▸ Required task: Print the lines starting at the line containing "Recreate this image" and ending at the line containing "(fc) at (96,272)", exactly and in full, without the pictures.

▸ Provided records:

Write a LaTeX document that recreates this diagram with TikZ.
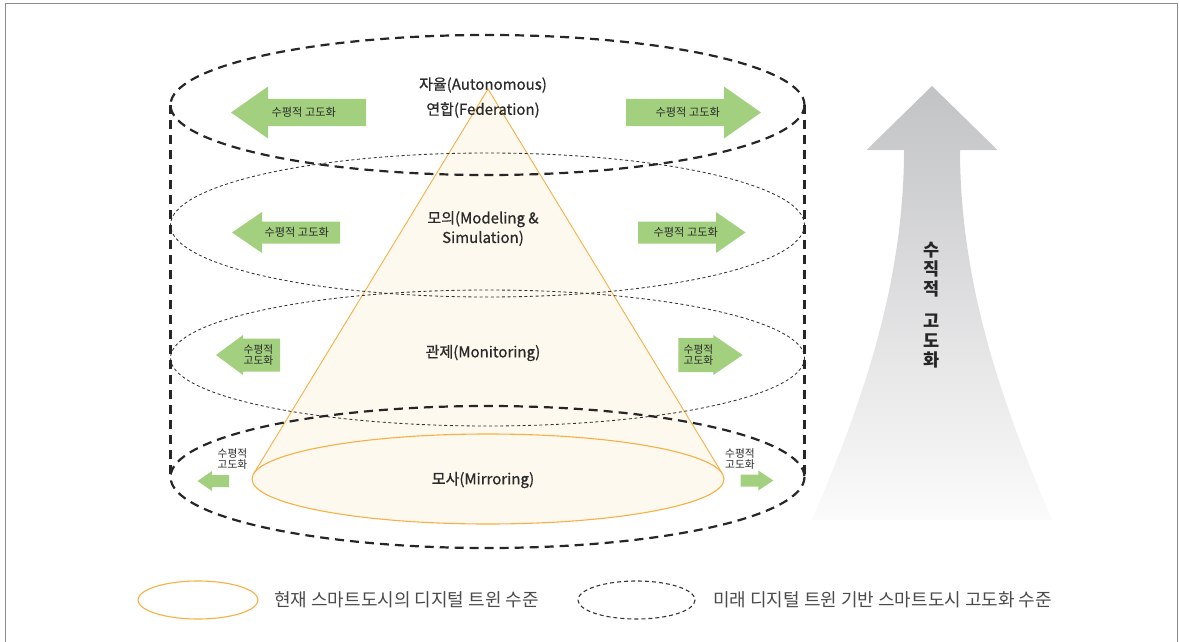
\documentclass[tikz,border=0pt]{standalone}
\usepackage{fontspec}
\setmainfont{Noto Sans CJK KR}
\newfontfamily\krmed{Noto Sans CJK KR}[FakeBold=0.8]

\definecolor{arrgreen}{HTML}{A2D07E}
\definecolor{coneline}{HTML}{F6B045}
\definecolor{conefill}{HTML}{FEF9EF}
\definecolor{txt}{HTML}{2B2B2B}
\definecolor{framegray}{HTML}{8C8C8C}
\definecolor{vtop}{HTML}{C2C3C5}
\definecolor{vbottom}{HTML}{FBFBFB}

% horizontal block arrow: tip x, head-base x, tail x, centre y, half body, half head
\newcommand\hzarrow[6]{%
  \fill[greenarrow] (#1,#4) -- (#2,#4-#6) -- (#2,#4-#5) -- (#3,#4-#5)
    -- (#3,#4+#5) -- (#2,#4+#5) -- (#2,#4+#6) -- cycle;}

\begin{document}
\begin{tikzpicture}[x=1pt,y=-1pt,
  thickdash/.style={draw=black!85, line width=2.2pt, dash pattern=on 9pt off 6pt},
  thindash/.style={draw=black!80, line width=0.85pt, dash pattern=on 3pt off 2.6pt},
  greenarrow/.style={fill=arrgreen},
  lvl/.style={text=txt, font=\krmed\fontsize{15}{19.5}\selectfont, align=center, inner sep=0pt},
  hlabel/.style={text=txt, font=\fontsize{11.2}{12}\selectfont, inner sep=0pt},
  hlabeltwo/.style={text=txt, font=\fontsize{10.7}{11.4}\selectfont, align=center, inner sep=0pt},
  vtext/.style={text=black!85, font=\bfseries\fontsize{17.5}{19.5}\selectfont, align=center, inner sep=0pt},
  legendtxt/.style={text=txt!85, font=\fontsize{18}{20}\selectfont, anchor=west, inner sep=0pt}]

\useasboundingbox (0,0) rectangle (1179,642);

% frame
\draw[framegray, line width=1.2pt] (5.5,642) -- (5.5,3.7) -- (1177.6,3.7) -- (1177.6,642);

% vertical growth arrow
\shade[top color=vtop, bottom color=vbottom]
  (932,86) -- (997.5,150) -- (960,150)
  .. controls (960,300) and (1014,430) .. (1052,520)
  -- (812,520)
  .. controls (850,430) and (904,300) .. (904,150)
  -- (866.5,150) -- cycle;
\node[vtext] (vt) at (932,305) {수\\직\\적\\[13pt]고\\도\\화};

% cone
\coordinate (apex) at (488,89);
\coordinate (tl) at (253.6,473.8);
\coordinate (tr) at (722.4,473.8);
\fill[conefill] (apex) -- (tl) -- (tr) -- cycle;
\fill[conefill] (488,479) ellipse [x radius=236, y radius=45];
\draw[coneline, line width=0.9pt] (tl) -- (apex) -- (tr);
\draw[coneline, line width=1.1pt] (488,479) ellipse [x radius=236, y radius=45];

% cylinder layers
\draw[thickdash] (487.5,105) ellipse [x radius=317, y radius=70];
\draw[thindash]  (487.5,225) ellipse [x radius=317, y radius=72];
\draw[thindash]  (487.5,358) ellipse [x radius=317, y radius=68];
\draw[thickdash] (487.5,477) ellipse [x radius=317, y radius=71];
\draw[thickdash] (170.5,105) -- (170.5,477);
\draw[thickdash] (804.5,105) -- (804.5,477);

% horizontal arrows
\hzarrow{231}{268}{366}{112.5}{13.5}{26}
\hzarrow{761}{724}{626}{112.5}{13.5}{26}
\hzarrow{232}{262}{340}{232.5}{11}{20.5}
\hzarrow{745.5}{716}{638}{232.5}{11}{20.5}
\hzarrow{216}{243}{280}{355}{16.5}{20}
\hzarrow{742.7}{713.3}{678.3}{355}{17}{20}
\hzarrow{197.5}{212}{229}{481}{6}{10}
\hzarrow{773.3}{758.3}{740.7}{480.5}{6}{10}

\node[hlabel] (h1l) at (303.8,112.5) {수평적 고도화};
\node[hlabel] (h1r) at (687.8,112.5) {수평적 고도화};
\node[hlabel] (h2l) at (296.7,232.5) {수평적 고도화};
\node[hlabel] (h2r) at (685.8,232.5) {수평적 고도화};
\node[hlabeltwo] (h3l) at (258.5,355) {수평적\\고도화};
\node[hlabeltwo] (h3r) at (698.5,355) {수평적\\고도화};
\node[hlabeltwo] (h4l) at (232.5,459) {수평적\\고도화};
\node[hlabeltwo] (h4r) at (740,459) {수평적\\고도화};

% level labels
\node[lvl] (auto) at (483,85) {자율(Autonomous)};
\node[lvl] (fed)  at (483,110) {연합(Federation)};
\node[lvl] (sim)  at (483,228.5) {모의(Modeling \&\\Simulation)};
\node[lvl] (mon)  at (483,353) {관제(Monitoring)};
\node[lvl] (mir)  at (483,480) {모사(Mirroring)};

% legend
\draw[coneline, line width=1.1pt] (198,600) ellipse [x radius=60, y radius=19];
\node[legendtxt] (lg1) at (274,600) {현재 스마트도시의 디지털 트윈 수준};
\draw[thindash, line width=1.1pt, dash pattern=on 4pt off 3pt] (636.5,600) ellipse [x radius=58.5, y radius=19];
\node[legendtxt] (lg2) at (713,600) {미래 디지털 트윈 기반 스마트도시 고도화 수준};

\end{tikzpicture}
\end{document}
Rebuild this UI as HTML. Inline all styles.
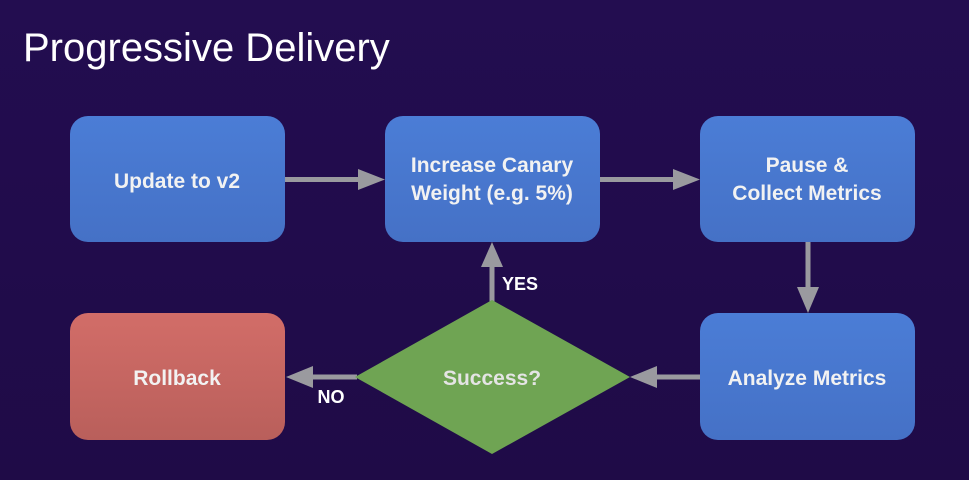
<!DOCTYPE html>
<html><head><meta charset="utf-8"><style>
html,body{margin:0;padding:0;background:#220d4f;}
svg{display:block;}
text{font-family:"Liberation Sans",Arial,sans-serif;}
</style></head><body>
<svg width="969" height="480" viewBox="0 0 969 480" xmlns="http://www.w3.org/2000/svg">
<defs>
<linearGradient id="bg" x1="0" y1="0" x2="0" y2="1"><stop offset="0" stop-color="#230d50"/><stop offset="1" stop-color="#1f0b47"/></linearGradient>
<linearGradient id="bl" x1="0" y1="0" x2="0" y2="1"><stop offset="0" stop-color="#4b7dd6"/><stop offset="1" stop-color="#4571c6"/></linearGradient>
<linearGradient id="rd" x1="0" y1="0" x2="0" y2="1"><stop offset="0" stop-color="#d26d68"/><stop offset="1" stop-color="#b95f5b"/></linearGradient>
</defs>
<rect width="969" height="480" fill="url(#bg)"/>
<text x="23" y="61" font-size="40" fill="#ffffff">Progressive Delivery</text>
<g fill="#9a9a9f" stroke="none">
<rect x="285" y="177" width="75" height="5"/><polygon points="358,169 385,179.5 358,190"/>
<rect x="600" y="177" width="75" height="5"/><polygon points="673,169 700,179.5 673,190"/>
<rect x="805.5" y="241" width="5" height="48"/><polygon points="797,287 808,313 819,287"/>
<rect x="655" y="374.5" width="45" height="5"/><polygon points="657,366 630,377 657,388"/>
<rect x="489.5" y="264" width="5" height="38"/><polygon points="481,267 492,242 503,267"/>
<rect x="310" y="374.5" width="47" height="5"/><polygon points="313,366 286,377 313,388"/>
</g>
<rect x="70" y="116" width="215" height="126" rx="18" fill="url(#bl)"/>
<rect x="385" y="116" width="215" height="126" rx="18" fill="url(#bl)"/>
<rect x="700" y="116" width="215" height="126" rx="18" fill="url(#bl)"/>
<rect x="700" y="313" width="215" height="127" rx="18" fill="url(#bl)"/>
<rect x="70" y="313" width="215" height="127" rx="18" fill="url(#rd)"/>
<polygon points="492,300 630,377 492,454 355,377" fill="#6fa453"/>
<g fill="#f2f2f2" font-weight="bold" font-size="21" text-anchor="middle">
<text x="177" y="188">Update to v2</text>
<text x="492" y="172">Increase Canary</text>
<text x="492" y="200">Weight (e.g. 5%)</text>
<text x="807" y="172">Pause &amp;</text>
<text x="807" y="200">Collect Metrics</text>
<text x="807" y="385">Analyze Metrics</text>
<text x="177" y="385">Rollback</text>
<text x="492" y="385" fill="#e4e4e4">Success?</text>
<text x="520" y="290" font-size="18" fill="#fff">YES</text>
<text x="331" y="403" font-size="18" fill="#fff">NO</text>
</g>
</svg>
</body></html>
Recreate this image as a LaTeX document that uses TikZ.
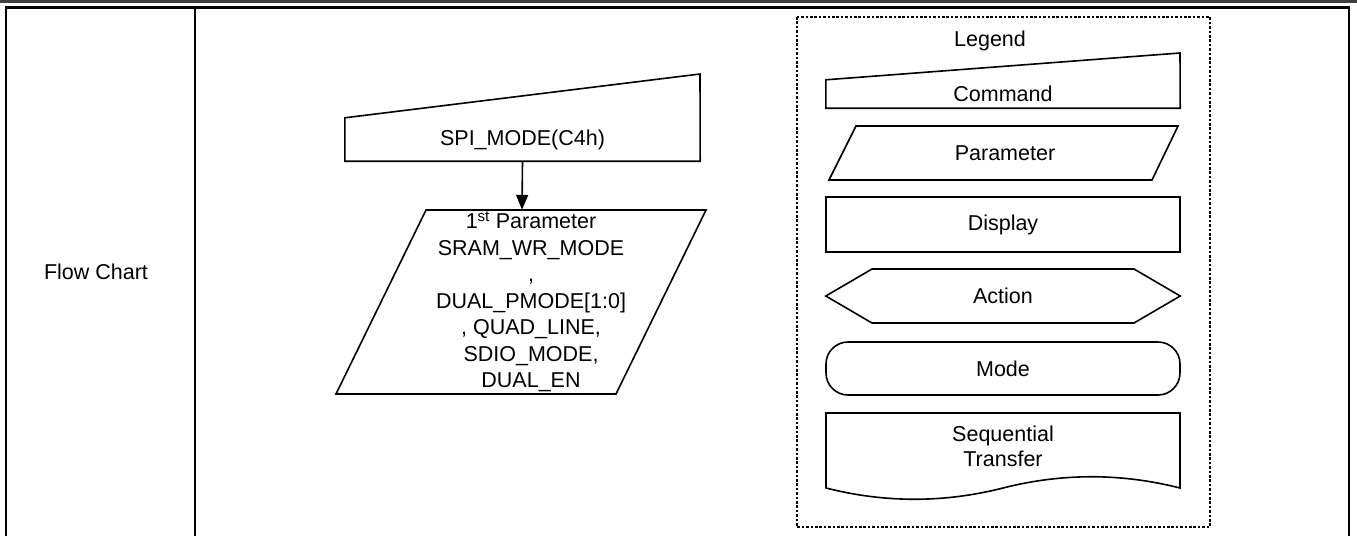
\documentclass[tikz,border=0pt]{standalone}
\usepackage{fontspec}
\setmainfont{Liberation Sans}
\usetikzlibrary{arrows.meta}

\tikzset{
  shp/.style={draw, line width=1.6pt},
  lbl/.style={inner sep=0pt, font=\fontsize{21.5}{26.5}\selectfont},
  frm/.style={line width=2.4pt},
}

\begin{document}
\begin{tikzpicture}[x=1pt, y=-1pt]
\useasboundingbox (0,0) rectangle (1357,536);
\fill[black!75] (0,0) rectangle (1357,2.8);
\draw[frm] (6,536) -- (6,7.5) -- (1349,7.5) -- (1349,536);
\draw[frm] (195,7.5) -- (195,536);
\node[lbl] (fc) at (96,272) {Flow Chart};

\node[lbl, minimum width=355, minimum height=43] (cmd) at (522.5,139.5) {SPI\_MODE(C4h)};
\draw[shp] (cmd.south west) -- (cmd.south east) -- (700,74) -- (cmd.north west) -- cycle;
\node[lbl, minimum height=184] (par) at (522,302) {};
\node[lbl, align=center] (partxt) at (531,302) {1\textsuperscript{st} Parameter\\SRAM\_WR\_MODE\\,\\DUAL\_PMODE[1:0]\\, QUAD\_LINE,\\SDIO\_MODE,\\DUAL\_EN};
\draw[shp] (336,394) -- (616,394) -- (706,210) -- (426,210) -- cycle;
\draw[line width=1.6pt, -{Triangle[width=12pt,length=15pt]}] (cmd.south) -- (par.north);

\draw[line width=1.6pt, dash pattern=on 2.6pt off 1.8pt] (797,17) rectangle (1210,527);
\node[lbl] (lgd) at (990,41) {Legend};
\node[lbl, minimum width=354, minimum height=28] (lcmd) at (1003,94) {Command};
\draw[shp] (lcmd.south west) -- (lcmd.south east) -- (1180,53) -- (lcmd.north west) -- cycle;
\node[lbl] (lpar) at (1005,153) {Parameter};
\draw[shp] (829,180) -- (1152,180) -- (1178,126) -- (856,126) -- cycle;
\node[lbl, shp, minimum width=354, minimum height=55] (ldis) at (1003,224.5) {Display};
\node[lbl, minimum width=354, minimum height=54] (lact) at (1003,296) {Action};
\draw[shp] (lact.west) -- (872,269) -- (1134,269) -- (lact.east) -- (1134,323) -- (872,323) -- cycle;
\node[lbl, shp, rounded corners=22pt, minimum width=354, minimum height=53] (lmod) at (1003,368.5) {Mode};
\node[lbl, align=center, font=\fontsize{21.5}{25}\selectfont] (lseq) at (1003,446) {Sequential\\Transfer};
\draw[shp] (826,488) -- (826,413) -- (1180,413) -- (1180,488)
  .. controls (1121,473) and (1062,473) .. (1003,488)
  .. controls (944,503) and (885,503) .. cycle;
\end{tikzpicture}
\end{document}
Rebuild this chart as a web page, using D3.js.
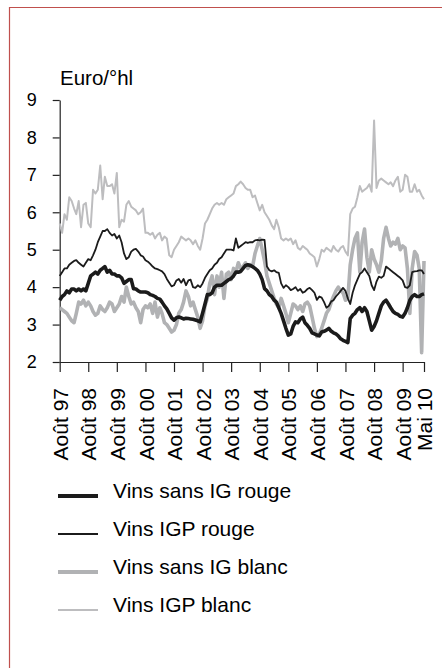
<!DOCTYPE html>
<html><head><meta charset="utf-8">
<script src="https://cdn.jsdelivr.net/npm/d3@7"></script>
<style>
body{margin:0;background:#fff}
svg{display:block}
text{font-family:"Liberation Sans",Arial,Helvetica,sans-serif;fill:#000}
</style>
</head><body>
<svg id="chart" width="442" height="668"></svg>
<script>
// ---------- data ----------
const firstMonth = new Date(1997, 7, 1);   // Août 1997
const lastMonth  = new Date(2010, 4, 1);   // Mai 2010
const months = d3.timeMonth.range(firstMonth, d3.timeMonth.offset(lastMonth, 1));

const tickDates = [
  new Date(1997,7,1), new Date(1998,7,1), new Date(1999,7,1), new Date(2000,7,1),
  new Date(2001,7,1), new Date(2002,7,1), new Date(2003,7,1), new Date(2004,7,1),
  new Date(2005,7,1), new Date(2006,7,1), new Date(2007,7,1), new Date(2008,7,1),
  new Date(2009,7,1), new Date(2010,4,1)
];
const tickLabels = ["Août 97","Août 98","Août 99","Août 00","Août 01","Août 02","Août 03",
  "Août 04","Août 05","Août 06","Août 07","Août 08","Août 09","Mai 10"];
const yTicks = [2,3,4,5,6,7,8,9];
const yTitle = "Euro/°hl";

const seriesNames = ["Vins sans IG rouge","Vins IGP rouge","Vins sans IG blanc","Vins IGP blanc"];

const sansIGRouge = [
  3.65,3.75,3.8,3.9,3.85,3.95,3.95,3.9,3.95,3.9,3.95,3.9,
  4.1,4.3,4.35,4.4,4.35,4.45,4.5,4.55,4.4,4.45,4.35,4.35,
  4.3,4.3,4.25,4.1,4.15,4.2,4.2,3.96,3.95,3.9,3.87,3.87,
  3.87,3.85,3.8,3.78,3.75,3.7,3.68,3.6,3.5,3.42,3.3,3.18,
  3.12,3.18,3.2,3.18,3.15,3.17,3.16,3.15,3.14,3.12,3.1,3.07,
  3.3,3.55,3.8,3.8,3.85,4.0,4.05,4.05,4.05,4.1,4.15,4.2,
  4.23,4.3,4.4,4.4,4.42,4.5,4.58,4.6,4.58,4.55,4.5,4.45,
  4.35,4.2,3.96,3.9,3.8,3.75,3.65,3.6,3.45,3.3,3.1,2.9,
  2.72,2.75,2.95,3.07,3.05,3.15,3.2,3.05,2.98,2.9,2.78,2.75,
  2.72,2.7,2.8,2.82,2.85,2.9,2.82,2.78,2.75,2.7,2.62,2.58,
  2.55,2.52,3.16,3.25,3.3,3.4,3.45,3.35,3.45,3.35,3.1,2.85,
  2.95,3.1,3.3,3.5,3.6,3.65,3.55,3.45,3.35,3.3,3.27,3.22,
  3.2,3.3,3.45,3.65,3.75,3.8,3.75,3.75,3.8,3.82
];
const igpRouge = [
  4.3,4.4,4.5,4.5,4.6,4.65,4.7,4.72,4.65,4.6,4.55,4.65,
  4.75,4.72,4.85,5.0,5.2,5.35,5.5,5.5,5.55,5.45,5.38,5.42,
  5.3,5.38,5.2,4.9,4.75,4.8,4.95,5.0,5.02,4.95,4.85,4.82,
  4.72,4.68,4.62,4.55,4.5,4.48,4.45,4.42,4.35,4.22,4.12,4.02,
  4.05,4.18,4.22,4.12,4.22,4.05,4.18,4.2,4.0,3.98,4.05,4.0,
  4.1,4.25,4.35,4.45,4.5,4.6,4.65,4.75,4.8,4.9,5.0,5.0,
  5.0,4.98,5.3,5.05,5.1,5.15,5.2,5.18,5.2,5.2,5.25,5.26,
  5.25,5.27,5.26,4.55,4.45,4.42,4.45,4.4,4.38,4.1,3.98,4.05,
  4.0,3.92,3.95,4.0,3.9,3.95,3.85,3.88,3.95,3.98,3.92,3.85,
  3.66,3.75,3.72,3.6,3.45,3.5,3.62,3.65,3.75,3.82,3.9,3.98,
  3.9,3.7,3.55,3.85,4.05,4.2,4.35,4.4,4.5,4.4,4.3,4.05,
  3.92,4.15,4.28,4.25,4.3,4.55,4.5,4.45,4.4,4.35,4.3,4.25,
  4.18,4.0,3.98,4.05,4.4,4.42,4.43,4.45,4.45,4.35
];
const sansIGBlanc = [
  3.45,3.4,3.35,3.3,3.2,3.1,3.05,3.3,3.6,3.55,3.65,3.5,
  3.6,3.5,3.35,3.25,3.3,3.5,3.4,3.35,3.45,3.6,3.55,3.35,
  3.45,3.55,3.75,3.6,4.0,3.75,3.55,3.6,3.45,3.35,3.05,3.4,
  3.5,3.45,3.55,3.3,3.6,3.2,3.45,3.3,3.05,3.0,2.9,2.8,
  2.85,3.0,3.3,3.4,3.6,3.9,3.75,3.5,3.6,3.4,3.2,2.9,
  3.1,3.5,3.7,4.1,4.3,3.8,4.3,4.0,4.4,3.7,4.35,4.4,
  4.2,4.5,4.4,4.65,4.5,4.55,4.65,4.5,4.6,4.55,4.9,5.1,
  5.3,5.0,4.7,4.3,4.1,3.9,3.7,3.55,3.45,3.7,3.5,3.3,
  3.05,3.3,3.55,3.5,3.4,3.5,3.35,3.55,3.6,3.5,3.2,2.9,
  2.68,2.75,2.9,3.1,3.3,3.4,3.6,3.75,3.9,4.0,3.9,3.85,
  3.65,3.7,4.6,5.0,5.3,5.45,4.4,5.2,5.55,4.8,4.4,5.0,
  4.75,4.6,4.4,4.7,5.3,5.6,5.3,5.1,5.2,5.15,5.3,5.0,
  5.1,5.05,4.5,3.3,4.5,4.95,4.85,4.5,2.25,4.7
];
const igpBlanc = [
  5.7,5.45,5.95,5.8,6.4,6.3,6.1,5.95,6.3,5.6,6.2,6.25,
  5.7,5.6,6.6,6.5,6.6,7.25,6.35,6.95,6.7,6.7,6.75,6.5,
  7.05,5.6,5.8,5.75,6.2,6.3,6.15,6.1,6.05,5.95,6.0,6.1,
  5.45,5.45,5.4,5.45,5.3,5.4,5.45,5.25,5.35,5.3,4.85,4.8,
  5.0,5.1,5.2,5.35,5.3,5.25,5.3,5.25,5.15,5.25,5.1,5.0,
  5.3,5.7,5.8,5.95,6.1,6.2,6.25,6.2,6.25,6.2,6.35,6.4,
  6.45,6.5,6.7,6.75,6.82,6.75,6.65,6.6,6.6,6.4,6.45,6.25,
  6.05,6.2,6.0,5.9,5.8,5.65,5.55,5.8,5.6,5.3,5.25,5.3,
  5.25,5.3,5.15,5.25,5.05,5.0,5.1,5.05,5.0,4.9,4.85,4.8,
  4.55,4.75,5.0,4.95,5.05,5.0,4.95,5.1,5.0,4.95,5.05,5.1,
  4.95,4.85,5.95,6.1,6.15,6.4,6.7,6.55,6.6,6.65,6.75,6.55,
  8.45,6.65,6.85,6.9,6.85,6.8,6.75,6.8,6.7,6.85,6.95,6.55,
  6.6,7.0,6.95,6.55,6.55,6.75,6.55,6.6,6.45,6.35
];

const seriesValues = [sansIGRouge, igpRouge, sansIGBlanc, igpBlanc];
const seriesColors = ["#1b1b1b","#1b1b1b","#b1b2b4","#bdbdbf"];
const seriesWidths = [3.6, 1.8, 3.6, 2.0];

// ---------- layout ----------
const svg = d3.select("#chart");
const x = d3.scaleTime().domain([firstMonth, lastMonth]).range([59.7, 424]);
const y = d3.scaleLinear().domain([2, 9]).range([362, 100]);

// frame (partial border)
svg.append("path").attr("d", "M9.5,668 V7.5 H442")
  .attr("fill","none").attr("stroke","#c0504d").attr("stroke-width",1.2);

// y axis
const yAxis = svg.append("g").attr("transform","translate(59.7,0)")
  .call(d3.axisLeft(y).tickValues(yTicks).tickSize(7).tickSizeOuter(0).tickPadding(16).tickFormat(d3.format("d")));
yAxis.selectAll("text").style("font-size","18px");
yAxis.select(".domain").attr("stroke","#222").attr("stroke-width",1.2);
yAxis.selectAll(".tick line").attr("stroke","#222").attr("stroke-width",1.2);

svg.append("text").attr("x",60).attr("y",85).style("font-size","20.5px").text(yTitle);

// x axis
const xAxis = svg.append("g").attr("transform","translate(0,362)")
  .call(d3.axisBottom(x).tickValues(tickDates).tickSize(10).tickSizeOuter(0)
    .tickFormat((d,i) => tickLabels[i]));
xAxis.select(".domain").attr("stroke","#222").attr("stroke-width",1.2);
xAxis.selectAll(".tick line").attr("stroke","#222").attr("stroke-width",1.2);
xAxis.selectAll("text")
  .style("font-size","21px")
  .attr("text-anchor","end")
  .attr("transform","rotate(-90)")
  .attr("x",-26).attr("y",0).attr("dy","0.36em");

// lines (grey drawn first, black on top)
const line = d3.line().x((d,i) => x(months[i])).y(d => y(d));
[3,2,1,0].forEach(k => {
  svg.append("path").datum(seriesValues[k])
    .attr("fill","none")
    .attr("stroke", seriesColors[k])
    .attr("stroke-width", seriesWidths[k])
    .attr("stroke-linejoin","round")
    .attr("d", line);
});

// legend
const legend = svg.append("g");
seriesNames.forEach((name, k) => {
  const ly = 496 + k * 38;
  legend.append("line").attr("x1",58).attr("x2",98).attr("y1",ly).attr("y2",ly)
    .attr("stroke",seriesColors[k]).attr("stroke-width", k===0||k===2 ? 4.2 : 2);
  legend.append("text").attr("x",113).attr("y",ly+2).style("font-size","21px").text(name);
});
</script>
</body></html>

▸ Output of the task:
Recreate this image as a LaTeX document that uses TikZ.
\documentclass[tikz,border=0pt]{standalone}
\usepackage{fontspec}
\setmainfont{Liberation Sans}
\usetikzlibrary{arrows.meta}

\tikzset{
  shp/.style={draw, line width=1.6pt},
  lbl/.style={inner sep=0pt, font=\fontsize{21.5}{26.5}\selectfont},
  frm/.style={line width=2.4pt},
}

\begin{document}
\begin{tikzpicture}[x=1pt, y=-1pt]
\useasboundingbox (0,0) rectangle (1357,536);
\fill[black!75] (0,0) rectangle (1357,2.8);
\draw[frm] (6,536) -- (6,7.5) -- (1349,7.5) -- (1349,536);
\draw[frm] (195,7.5) -- (195,536);
\node[lbl] (fc) at (96,272) {Flow Chart};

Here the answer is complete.